[Start]
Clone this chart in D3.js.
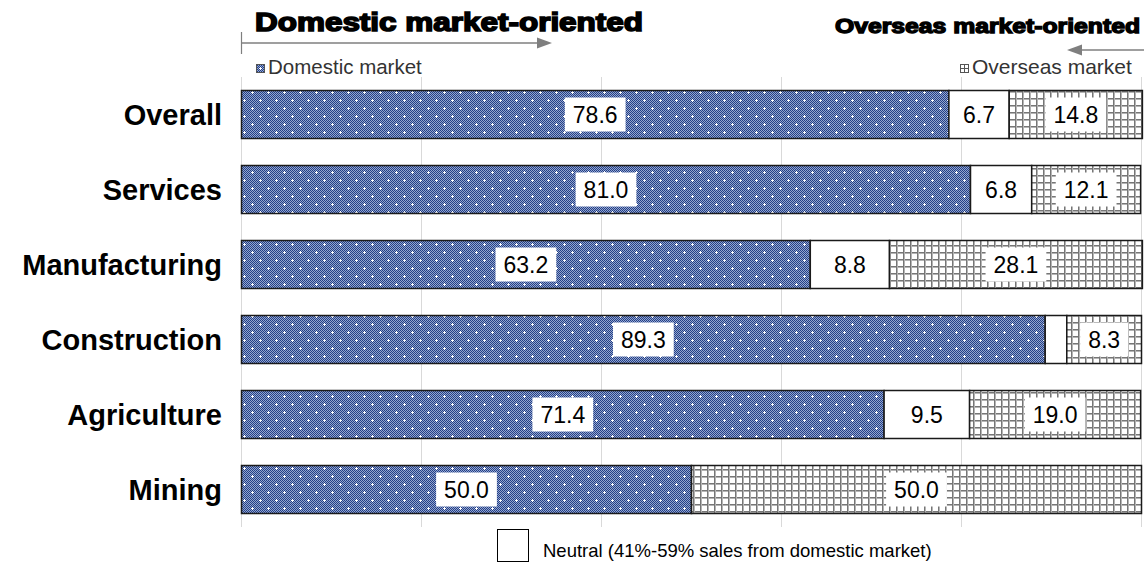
<!DOCTYPE html>
<html>
<head>
<meta charset="utf-8">
<script src="https://cdn.jsdelivr.net/npm/d3@7"></script>
<style>
  html, body { margin: 0; padding: 0; background: #fff; }
  svg { display: block; font-family: "Liberation Sans", Arial, sans-serif; }
</style>
</head>
<body>
<svg id="chart" width="1144" height="562"></svg>
<script>
// Share of sales by market orientation (%)
const categories = ["Overall", "Services", "Manufacturing", "Construction", "Agriculture", "Mining"];
const domestic   = [78.6, 81.0, 63.2, 89.3, 71.4, 50.0];
const neutral    = [6.7, 6.8, 8.8, 2.4, 9.5, 0.0];
const overseas   = [14.8, 12.1, 28.1, 8.3, 19.0, 50.0];
const xTicks     = [0, 20, 40, 60, 80, 100];
const seriesKeys = ["domestic", "neutral", "overseas"];

const svg = d3.select("#chart");
const defs = svg.append("defs");

// Dotted blue fill for the domestic segments
const pDom = defs.append("pattern").attr("id", "pDom")
  .attr("patternUnits", "userSpaceOnUse").attr("width", 16).attr("height", 16);
pDom.append("rect").attr("width", 16).attr("height", 16).attr("fill", "#94a6cf");
for (let yy = 0; yy < 16; yy++) {
  for (let xx = 0; xx < 16; xx++) {
    if ((xx + yy) % 2 === 0) {
      pDom.append("rect").attr("x", xx).attr("y", yy).attr("width", 1).attr("height", 1).attr("fill", "#233f86");
    }
  }
}
[[4, 4], [12, 12]].forEach(([cx, cy]) => {
  pDom.append("rect").attr("x", cx - 1).attr("y", cy).attr("width", 3).attr("height", 1).attr("fill", "#fff");
  pDom.append("rect").attr("x", cx).attr("y", cy - 1).attr("width", 1).attr("height", 3).attr("fill", "#fff");
});

// Grey grid fill for the overseas segments
const pOv = defs.append("pattern").attr("id", "pOv")
  .attr("patternUnits", "userSpaceOnUse").attr("width", 7).attr("height", 7);
pOv.append("rect").attr("width", 7).attr("height", 7).attr("fill", "#fff");
pOv.append("rect").attr("x", 0).attr("y", 0).attr("width", 7).attr("height", 1).attr("fill", "#767676");
pOv.append("rect").attr("x", 0).attr("y", 1).attr("width", 7).attr("height", 1).attr("fill", "#b4b4b4");
pOv.append("rect").attr("x", 0).attr("y", 0).attr("width", 1).attr("height", 7).attr("fill", "#767676");
pOv.append("rect").attr("x", 1).attr("y", 0).attr("width", 1).attr("height", 7).attr("fill", "#b4b4b4");

const fills = { domestic: "url(#pDom)", neutral: "#ffffff", overseas: "url(#pOv)" };

const x = d3.scaleLinear().domain([0, 100]).range([241.5, 1141.5]);
const y = d3.scaleBand().domain(categories).range([77, 527]).paddingInner(0.36).paddingOuter(0.18);

// Vertical gridlines
svg.append("g").selectAll("line").data(xTicks).join("line")
  .attr("x1", d => x(d)).attr("x2", d => x(d))
  .attr("y1", 77).attr("y2", 527)
  .attr("stroke", "#d9d9d9").attr("stroke-width", 1);

// Stack the three series
const rows = categories.map((c, i) => ({
  category: c, domestic: domestic[i], neutral: neutral[i], overseas: overseas[i]
}));
const stacked = d3.stack().keys(seriesKeys)(rows);

const segs = [];
stacked.forEach(layer => {
  layer.forEach(d => {
    segs.push({ key: layer.key, category: d.data.category, x0: d[0], x1: d[1], value: d.data[layer.key] });
  });
});

const barG = svg.append("g");
barG.selectAll("rect").data(segs.filter(s => s.value > 0)).join("rect")
  .attr("x", d => x(d.x0))
  .attr("y", d => y(d.category))
  .attr("width", d => x(d.x1) - x(d.x0))
  .attr("height", y.bandwidth())
  .attr("fill", d => fills[d.key])
  .attr("stroke", "#1a1a1a")
  .attr("stroke-width", 1.5);

// Value labels on white boxes
const labelG = svg.append("g");
segs.filter(s => s.value >= 3).forEach(s => {
  const cx = (x(s.x0) + x(s.x1)) / 2;
  const cy = y(s.category) + y.bandwidth() / 2;
  const g = labelG.append("g");
  const t = g.append("text")
    .attr("x", cx).attr("y", cy).attr("dy", "0.36em")
    .attr("text-anchor", "middle")
    .attr("font-size", 23).attr("fill", "#000")
    .text(s.value.toFixed(1));
  const w = t.node().getComputedTextLength() + 16;
  g.insert("rect", "text")
    .attr("x", cx - w / 2).attr("y", cy - 17)
    .attr("width", w).attr("height", 34)
    .attr("fill", "#fff");
});

// Category labels
svg.append("g").selectAll("text").data(categories).join("text")
  .attr("x", 222)
  .attr("y", d => y(d) + y.bandwidth() / 2)
  .attr("dy", "0.36em")
  .attr("text-anchor", "end")
  .attr("font-size", 29).attr("font-weight", "bold").attr("fill", "#000")
  .text(d => d);

// Headers with direction arrows
svg.append("text")
  .attr("x", 255).attr("y", 31)
  .attr("font-size", 26).attr("font-weight", "bold")
  .attr("stroke", "#000").attr("stroke-width", 1.6)
  .attr("textLength", 388).attr("lengthAdjust", "spacingAndGlyphs")
  .text("Domestic market-oriented");

svg.append("text")
  .attr("x", 835).attr("y", 33)
  .attr("font-size", 21).attr("font-weight", "bold")
  .attr("stroke", "#000").attr("stroke-width", 1.4)
  .attr("textLength", 305).attr("lengthAdjust", "spacingAndGlyphs")
  .text("Overseas market-oriented");

const arrowCol = "#7f7f7f";
svg.append("line").attr("x1", x(0)).attr("x2", x(0)).attr("y1", 32).attr("y2", 54)
  .attr("stroke", arrowCol).attr("stroke-width", 1.2);
svg.append("line").attr("x1", x(0)).attr("x2", 538).attr("y1", 43).attr("y2", 43)
  .attr("stroke", arrowCol).attr("stroke-width", 1.5);
svg.append("path").attr("d", "M537,37.5 L552,43 L537,48.5 Z").attr("fill", arrowCol);

svg.append("line").attr("x1", 1080).attr("x2", 1144).attr("y1", 50).attr("y2", 50)
  .attr("stroke", arrowCol).attr("stroke-width", 1.5);
svg.append("path").attr("d", "M1082,44.5 L1067,50 L1082,55.5 Z").attr("fill", arrowCol);

// Series legend entries
svg.append("rect").attr("x", 256.5).attr("y", 64.5).attr("width", 8).attr("height", 8)
  .attr("fill", "url(#pDom)").attr("stroke", "#555").attr("stroke-width", 1);
svg.append("text").attr("x", 268).attr("y", 74)
  .attr("font-size", 20.5).attr("fill", "#333").text("Domestic market");

svg.append("rect").attr("x", 960.5).attr("y", 64.5).attr("width", 8).attr("height", 8)
  .attr("fill", "#fff").attr("stroke", "#555").attr("stroke-width", 1);
svg.append("path").attr("d", "M960.5,68.5 H968.5 M964.5,64.5 V72.5")
  .attr("stroke", "#555").attr("stroke-width", 1);
svg.append("text").attr("x", 972).attr("y", 74)
  .attr("font-size", 21).attr("fill", "#333").text("Overseas market");

// Neutral legend
svg.append("rect").attr("x", 497.5).attr("y", 529.5).attr("width", 31).attr("height", 32)
  .attr("fill", "#fff").attr("stroke", "#000").attr("stroke-width", 1);
svg.append("text").attr("x", 543).attr("y", 557)
  .attr("font-size", 18.5).attr("fill", "#000")
  .text("Neutral (41%-59% sales from domestic market)");
</script>
</body>
</html>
[End]
WORK REQUIRED
Set the listing down in full and exactly. Pictures within it should not appear in the copy.

FULL RESPONSE
Clone this chart in D3.js.
<!DOCTYPE html>
<html>
<head>
<meta charset="utf-8">
<script src="https://cdn.jsdelivr.net/npm/d3@7"></script>
<style>
  html, body { margin: 0; padding: 0; background: #fff; }
  svg { display: block; font-family: "Liberation Sans", Arial, sans-serif; }
</style>
</head>
<body>
<svg id="chart" width="1144" height="562"></svg>
<script>
// Share of sales by market orientation (%)
const categories = ["Overall", "Services", "Manufacturing", "Construction", "Agriculture", "Mining"];
const domestic   = [78.6, 81.0, 63.2, 89.3, 71.4, 50.0];
const neutral    = [6.7, 6.8, 8.8, 2.4, 9.5, 0.0];
const overseas   = [14.8, 12.1, 28.1, 8.3, 19.0, 50.0];
const xTicks     = [0, 20, 40, 60, 80, 100];
const seriesKeys = ["domestic", "neutral", "overseas"];

const svg = d3.select("#chart");
const defs = svg.append("defs");

// Dotted blue fill for the domestic segments
const pDom = defs.append("pattern").attr("id", "pDom")
  .attr("patternUnits", "userSpaceOnUse").attr("width", 16).attr("height", 16);
pDom.append("rect").attr("width", 16).attr("height", 16).attr("fill", "#94a6cf");
for (let yy = 0; yy < 16; yy++) {
  for (let xx = 0; xx < 16; xx++) {
    if ((xx + yy) % 2 === 0) {
      pDom.append("rect").attr("x", xx).attr("y", yy).attr("width", 1).attr("height", 1).attr("fill", "#233f86");
    }
  }
}
[[4, 4], [12, 12]].forEach(([cx, cy]) => {
  pDom.append("rect").attr("x", cx - 1).attr("y", cy).attr("width", 3).attr("height", 1).attr("fill", "#fff");
  pDom.append("rect").attr("x", cx).attr("y", cy - 1).attr("width", 1).attr("height", 3).attr("fill", "#fff");
});

// Grey grid fill for the overseas segments
const pOv = defs.append("pattern").attr("id", "pOv")
  .attr("patternUnits", "userSpaceOnUse").attr("width", 7).attr("height", 7);
pOv.append("rect").attr("width", 7).attr("height", 7).attr("fill", "#fff");
pOv.append("rect").attr("x", 0).attr("y", 0).attr("width", 7).attr("height", 1).attr("fill", "#767676");
pOv.append("rect").attr("x", 0).attr("y", 1).attr("width", 7).attr("height", 1).attr("fill", "#b4b4b4");
pOv.append("rect").attr("x", 0).attr("y", 0).attr("width", 1).attr("height", 7).attr("fill", "#767676");
pOv.append("rect").attr("x", 1).attr("y", 0).attr("width", 1).attr("height", 7).attr("fill", "#b4b4b4");

const fills = { domestic: "url(#pDom)", neutral: "#ffffff", overseas: "url(#pOv)" };

const x = d3.scaleLinear().domain([0, 100]).range([241.5, 1141.5]);
const y = d3.scaleBand().domain(categories).range([77, 527]).paddingInner(0.36).paddingOuter(0.18);

// Vertical gridlines
svg.append("g").selectAll("line").data(xTicks).join("line")
  .attr("x1", d => x(d)).attr("x2", d => x(d))
  .attr("y1", 77).attr("y2", 527)
  .attr("stroke", "#d9d9d9").attr("stroke-width", 1);

// Stack the three series
const rows = categories.map((c, i) => ({
  category: c, domestic: domestic[i], neutral: neutral[i], overseas: overseas[i]
}));
const stacked = d3.stack().keys(seriesKeys)(rows);

const segs = [];
stacked.forEach(layer => {
  layer.forEach(d => {
    segs.push({ key: layer.key, category: d.data.category, x0: d[0], x1: d[1], value: d.data[layer.key] });
  });
});

const barG = svg.append("g");
barG.selectAll("rect").data(segs.filter(s => s.value > 0)).join("rect")
  .attr("x", d => x(d.x0))
  .attr("y", d => y(d.category))
  .attr("width", d => x(d.x1) - x(d.x0))
  .attr("height", y.bandwidth())
  .attr("fill", d => fills[d.key])
  .attr("stroke", "#1a1a1a")
  .attr("stroke-width", 1.5);

// Value labels on white boxes
const labelG = svg.append("g");
segs.filter(s => s.value >= 3).forEach(s => {
  const cx = (x(s.x0) + x(s.x1)) / 2;
  const cy = y(s.category) + y.bandwidth() / 2;
  const g = labelG.append("g");
  const t = g.append("text")
    .attr("x", cx).attr("y", cy).attr("dy", "0.36em")
    .attr("text-anchor", "middle")
    .attr("font-size", 23).attr("fill", "#000")
    .text(s.value.toFixed(1));
  const w = t.node().getComputedTextLength() + 16;
  g.insert("rect", "text")
    .attr("x", cx - w / 2).attr("y", cy - 17)
    .attr("width", w).attr("height", 34)
    .attr("fill", "#fff");
});

// Category labels
svg.append("g").selectAll("text").data(categories).join("text")
  .attr("x", 222)
  .attr("y", d => y(d) + y.bandwidth() / 2)
  .attr("dy", "0.36em")
  .attr("text-anchor", "end")
  .attr("font-size", 29).attr("font-weight", "bold").attr("fill", "#000")
  .text(d => d);

// Headers with direction arrows
svg.append("text")
  .attr("x", 255).attr("y", 31)
  .attr("font-size", 26).attr("font-weight", "bold")
  .attr("stroke", "#000").attr("stroke-width", 1.6)
  .attr("textLength", 388).attr("lengthAdjust", "spacingAndGlyphs")
  .text("Domestic market-oriented");

svg.append("text")
  .attr("x", 835).attr("y", 33)
  .attr("font-size", 21).attr("font-weight", "bold")
  .attr("stroke", "#000").attr("stroke-width", 1.4)
  .attr("textLength", 305).attr("lengthAdjust", "spacingAndGlyphs")
  .text("Overseas market-oriented");

const arrowCol = "#7f7f7f";
svg.append("line").attr("x1", x(0)).attr("x2", x(0)).attr("y1", 32).attr("y2", 54)
  .attr("stroke", arrowCol).attr("stroke-width", 1.2);
svg.append("line").attr("x1", x(0)).attr("x2", 538).attr("y1", 43).attr("y2", 43)
  .attr("stroke", arrowCol).attr("stroke-width", 1.5);
svg.append("path").attr("d", "M537,37.5 L552,43 L537,48.5 Z").attr("fill", arrowCol);

svg.append("line").attr("x1", 1080).attr("x2", 1144).attr("y1", 50).attr("y2", 50)
  .attr("stroke", arrowCol).attr("stroke-width", 1.5);
svg.append("path").attr("d", "M1082,44.5 L1067,50 L1082,55.5 Z").attr("fill", arrowCol);

// Series legend entries
svg.append("rect").attr("x", 256.5).attr("y", 64.5).attr("width", 8).attr("height", 8)
  .attr("fill", "url(#pDom)").attr("stroke", "#555").attr("stroke-width", 1);
svg.append("text").attr("x", 268).attr("y", 74)
  .attr("font-size", 20.5).attr("fill", "#333").text("Domestic market");

svg.append("rect").attr("x", 960.5).attr("y", 64.5).attr("width", 8).attr("height", 8)
  .attr("fill", "#fff").attr("stroke", "#555").attr("stroke-width", 1);
svg.append("path").attr("d", "M960.5,68.5 H968.5 M964.5,64.5 V72.5")
  .attr("stroke", "#555").attr("stroke-width", 1);
svg.append("text").attr("x", 972).attr("y", 74)
  .attr("font-size", 21).attr("fill", "#333").text("Overseas market");

// Neutral legend
svg.append("rect").attr("x", 497.5).attr("y", 529.5).attr("width", 31).attr("height", 32)
  .attr("fill", "#fff").attr("stroke", "#000").attr("stroke-width", 1);
svg.append("text").attr("x", 543).attr("y", 557)
  .attr("font-size", 18.5).attr("fill", "#000")
  .text("Neutral (41%-59% sales from domestic market)");
</script>
</body>
</html>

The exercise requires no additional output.